After owning the property for ninety years, the ranch will sell the remaining 67 acres of what was at one time a 900-acre farmland, to the Leichtag Foundation. The foundation has plans to develop something that will benefit the community but will not offer shopping centers, commercial offices, or residential subdivisions.
The property is just east of Interstate 5 between Saxony Road and Quail Garden Drive.
Paul Ecke Ranch sold poinsettias to over half of flowers sold worldwide. The family owned business will stay in a sector of the business but will be conducting plant breeding to various Encinitas greenhouse for another three years until it find a new home as reported by Paul Ecke III.
"I’m really excited," Ecke stated. "I’m thrilled that we’ve got an opportunity for our company to raise some capital. And I’m really excited about who the buyer is … I’m inspired by the vision they have for this property."

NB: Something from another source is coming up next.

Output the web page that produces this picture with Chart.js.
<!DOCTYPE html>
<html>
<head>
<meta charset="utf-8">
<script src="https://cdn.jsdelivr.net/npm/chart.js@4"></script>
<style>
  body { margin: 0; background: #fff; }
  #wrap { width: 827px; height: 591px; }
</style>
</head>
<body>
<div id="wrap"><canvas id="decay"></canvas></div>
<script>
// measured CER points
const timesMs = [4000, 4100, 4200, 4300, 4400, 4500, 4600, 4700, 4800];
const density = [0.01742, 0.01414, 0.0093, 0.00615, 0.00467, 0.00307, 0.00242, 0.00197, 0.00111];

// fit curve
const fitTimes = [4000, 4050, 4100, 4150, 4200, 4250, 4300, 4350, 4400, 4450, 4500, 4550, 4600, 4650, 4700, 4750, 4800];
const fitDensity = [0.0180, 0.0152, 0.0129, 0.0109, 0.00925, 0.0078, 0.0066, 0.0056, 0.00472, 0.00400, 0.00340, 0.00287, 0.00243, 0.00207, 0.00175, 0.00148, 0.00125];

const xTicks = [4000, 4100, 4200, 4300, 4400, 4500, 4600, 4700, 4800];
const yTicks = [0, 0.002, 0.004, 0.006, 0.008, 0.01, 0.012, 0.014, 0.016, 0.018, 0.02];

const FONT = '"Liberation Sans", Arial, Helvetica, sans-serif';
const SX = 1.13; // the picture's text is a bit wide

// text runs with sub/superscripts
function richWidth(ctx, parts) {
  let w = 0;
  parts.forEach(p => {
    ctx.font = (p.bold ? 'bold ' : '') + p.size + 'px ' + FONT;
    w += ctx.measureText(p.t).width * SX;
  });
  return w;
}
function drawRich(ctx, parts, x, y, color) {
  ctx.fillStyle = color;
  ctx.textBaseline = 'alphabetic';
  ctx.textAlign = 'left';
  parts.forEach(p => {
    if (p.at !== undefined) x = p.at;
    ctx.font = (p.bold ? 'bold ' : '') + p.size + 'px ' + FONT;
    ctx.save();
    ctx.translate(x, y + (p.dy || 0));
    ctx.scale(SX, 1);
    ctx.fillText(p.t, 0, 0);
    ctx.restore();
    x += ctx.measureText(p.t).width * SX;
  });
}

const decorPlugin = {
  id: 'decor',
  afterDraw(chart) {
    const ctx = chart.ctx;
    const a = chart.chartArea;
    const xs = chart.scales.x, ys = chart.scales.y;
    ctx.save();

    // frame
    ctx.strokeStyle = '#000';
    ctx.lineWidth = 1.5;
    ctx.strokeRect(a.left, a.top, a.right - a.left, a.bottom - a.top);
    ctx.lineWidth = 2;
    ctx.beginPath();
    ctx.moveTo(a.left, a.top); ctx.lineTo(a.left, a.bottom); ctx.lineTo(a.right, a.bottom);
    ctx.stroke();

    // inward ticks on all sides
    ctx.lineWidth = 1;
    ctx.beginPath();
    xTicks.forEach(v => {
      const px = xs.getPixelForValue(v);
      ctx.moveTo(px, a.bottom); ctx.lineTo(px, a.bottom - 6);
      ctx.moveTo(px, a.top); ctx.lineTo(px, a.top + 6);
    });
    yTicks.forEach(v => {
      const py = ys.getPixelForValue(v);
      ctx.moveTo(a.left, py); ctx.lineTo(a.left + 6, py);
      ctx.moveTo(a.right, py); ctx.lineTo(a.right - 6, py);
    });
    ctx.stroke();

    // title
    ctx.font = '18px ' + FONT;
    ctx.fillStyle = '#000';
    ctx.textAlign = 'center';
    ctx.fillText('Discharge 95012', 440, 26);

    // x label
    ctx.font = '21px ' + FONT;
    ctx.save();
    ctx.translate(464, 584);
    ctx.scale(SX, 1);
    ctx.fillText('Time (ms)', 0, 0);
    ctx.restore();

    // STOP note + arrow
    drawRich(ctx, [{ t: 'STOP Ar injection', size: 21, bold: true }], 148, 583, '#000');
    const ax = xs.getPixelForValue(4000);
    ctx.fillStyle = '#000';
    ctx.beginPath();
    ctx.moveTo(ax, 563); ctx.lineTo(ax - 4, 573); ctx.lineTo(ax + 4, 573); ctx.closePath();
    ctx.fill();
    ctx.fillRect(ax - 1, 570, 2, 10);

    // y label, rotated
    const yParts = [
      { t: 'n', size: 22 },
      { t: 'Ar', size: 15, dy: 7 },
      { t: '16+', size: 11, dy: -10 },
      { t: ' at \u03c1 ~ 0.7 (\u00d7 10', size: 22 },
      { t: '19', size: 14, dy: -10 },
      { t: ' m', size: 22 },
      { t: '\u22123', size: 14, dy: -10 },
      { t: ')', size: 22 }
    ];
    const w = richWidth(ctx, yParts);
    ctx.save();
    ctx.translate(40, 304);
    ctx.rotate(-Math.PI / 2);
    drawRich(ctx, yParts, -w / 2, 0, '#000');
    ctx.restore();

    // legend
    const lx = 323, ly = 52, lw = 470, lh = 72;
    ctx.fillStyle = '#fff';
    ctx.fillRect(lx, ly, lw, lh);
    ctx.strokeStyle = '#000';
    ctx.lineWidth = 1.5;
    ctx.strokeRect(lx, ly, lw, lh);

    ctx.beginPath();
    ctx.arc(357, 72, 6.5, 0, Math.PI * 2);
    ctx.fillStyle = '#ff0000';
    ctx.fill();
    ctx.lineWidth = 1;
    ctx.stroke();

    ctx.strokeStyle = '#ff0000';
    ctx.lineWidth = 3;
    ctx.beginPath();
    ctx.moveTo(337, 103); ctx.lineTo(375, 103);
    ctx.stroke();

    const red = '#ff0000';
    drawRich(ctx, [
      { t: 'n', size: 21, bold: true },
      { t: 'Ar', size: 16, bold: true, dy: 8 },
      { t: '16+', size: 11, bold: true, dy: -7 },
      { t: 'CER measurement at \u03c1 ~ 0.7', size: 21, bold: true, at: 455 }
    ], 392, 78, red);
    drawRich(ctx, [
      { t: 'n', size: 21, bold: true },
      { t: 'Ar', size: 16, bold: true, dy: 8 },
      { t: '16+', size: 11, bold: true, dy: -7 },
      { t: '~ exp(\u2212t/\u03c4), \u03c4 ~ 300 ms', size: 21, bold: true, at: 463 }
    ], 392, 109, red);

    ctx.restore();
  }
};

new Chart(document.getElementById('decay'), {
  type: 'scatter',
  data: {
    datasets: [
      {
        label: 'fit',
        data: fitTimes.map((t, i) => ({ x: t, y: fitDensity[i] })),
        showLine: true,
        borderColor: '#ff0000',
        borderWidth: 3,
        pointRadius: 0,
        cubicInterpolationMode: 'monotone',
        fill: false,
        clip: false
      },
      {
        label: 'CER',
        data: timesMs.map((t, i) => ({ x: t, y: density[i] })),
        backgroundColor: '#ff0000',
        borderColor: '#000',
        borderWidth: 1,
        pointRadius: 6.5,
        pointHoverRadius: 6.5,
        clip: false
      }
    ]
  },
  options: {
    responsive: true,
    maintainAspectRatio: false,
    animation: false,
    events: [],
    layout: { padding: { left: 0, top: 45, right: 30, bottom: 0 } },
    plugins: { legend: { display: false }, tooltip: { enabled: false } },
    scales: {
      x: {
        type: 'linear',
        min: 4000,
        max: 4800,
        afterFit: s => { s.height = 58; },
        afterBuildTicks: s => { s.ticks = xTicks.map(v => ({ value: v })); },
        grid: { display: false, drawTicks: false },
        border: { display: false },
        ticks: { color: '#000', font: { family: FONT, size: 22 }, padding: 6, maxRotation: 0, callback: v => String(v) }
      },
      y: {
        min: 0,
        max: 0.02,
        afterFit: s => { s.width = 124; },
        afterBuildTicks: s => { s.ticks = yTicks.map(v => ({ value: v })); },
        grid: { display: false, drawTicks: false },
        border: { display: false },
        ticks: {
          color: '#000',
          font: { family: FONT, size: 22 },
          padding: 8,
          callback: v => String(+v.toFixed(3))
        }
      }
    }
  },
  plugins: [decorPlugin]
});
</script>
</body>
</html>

An option agreement to buy the property was signed by Leichtag Foundation with plans to develop "cultural and community resource for the San Diego region and the Jewish community," explained James Farley, the foundation’s president and chief executive officer.
Even though the exact plans have not be been decided and well as terms of the sale have not been released to the public. It may take up to one year before the sale is final. The property at this time offers over 850,000 square feet of greenhouse space, with part of the space being used for development, testing and breeding poinsettia plants. The majority of the plants the Ecke Ranch sells are not grown on this property but on ranches in Mexico and Guatemala.
"It’s agricultural property," Farley explained. "We think some of the ideas will fit in those parameters. We think some educational and cultural sorts of things would be consistent with that zoning. But beyond that, we see this as a process that is likely to take several years to create a vision and produce a plan."
He went on to explain that some of the uses for the property can include urban farming, educational and cultural programs, expansion of the San Diego Botanic Garden, "and support of a strong Jewish community in North County."
Patrick Murphy, Encinitas Planning Director, explained the property is zoned for agricultural use and any changes must be approved both by the city and the California Coastal Commission.
"It’s a tough deal," Encinitas Mayor Jerome Stocks stated. "Frankly, I’m a little sad that we won’t have Ecke Ranch here. It’s such a part of the town and we love being famous for the flowers — it’s even on our city logo. We’re hoping the Ecke’s stay in town but they have to run their business as they see fit."
Stocks noted the Leichtag Foundation has an excellent reputation and is composed of "very honorable" people.